Germany may bust budget rule again, this time for climate: minister

  • Total new debt taken on for 2020 and 2021 reached 370 billion euros, with an extra 85.1 billion planned for 2022.
Published May 17, 2021

BERLIN: Germany may have to breach its balanced budget policy for a fourth year in a row in order to fund more ambitious climate protection policies which were recently agreed, its economy minister said Monday.

Chancellor Angela Merkel's government had been eyeing a return to its golden rule of fiscal discipline in 2023, after signing off record borrowings in 2020-2022 to fight the economic blow of the pandemic.

But the plan for 2023 "is now outdated," Economy Minister Peter Altmaier told the Rheinische Post daily.

"The expansion of renewable energies must now go faster than previously planned because of the stricter climate protection law," he said.

The German government last week agreed on more ambitious targets to reduce CO2 emissions, after the country's top court declared a flagship climate law "insufficient".

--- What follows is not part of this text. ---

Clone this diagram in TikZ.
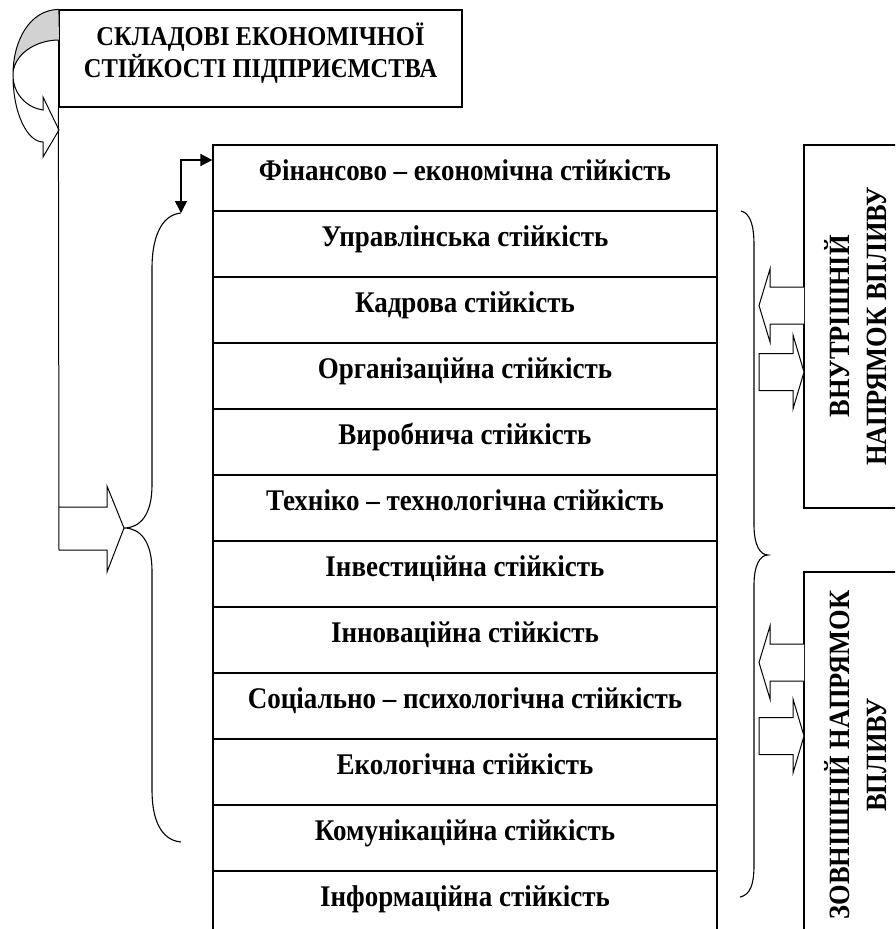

Under the new plan, Berlin expects to slash emissions by 65 percent by 2030 compared to 1990 levels, going further than the current 55 percent reduction target.

The cut will reach 88 percent by 2040, with the goal of bringing Germany to carbon neutrality by 2045, five years earlier than previously expected.

Altmaier said this means that the state will have to dig deeper to fund the expansion of renewable energy production, so that consumers are not left with rising electricity bills.

Nevertheless, the minister said it would be "doable" to pass "a solid federal budget in 2023 or 2024 that does not call for an exception to the balanced budget rules".

After maintaining a budget surplus for the last decade, the economic slump caused by the pandemic has forced Berlin to suspend its constitutionally enshrined no-new-debt rule forbidding the government from borrowing more than 0.35 percent of gross domestic product (GDP) in a year.

Total new debt taken on for 2020 and 2021 reached 370 billion euros, with an extra 85.1 billion planned for 2022.

However, with a general election coming in September, environmental issues have soared to the top of the political agenda as the Green party is now leading opinion polls ahead of Merkel's conservatives.